Thursday, January 13, 2011

Funny People

Year 3, Day 13 - 1/13/11 - Movie #743

BEFORE: I've got a bunch more Robin Williams movies to watch, but I'll put them off yet again - I can always do a pick-up week of that later. Instead I'll transition from musicians to comedians.


THE PLOT: When seasoned comedian George Simmons learns of his terminal health condition, his desire to form a genuine friendship causes him to take a younger performer under his wing as his opening act.

AFTER: I don't know if this movie was titled properly, since most of the time the main characters weren't being funny - oh, sure, we see them doing comedy bits on stage, but even some of those bombed or were only marginally amusing. Maybe they should have called the film something like "Stand-Up Guy", since the central character played by Seth Rogen (last seen in "Observe and Report"), keeps trying to do the right thing. And he does stand-up comedy, get it? Double meaning...

Then again, maybe the title DOES have another meaning, since "funny" also means "strange" - so they ARE funny people, just funny in a different way. Certainly there's nothing funny about a terminal illness (or is there?) or coming to terms with death, or having regrets about how one has lived. That's what happens to George, played by Adam Sandler (last seen in "The Waterboy"), and so we get to see how a famous comedian might act when he knows he's going to die.

The terminal illness plot is a Hollywood standby, a convenient shorthand for a character's mortality (and, by extension, our own), and it comes with a built-in conflict and resolution, one way or the other. See, this is why I'm not officially a film reviewer, because I've spent too much time seeing how films get made, so when I'm watching them, it's almost always from the angle of figuring out why the pieces got put together in just this way. You just know someone had to brainstorm this out, thinking about how they would act when confronted with their own death - who would they contact, how would their life change, how would it affect their relationships and friendships?

The sub-plot of a young comedian makes sense in this context too, and not just as a foil character - why is he a struggling comedian? Because struggling means conflict, and you can't pitch a movie idea that goes, "There's this comedian, and he's really funny, and he starts to succeed, and so he continues to succeed, and he becomes famous and successful." That's all you got? So the conflict gets added, between him and his rivals, him and his roommates, him and potential dates. It seems kind of cookie-cutter when you take a step back from it and think about how it was all conceived.

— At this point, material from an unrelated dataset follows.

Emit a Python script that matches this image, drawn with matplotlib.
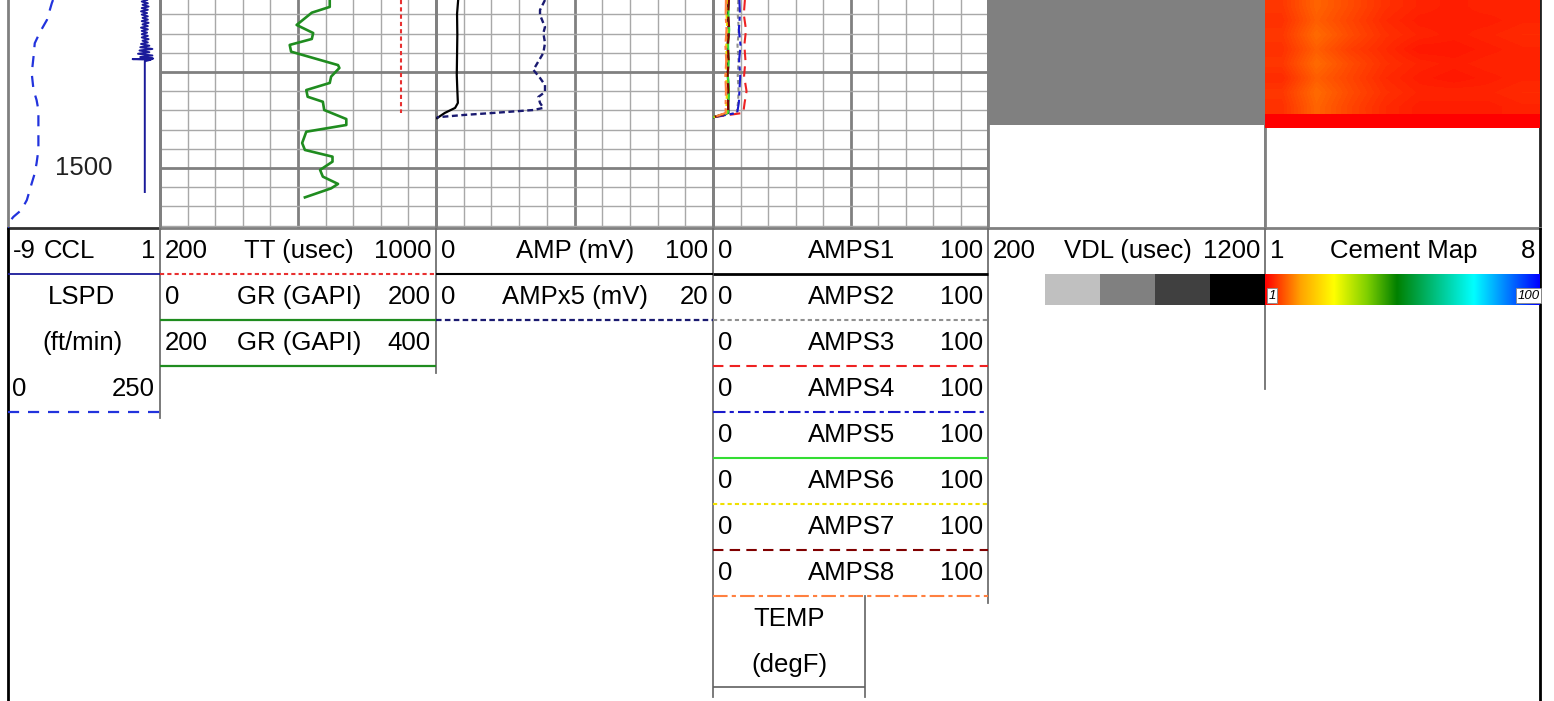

It's not that this film is directionless, quite the opposite - it tries to go in several directions at once, and goes through several situational mutations. And underneath the awkward comedy is an awkward drama, with people acting awkward, and "acting" awkwardly to boot. But maybe that in itself says something about comedians - isn't the stereotype that they're all laughing on the outside, but crying on the inside? And if they can't learn from their own mistakes, maybe they can at least take advice from looking at the mistakes of others.

Who knows, maybe the "sad clown" stereotype is accurate. Andy Kaufman, Phil Hartman, and Chris Farley leap to mind, I'm sure there are many other examples. But do we really want to see behind the curtain and see how dysfunctional comedians are, or do we just want to look at the surface performances and be entertained? When you have to explain a joke, most often you end up killing it, and for me the same often happens with a movie. When I start to think about how it got put together, it spoils the magic.

Also starring Leslie Mann (last seen in "The Cable Guy"), Jonah Hill (last seen in "10 Items or Less"), Eric Bana (last seen in "Black Hawk Down"), Jason Schwartzman (last seen in "Walk Hard"), with cameos from James Taylor, Aziz Ansari, Andy Dick, Charles Fleischer, Paul Reiser, Carol Leifer, Sarah Silverman, Norm MacDonald, Dave Attell, Ray Romano, Eminem, and Justin Long.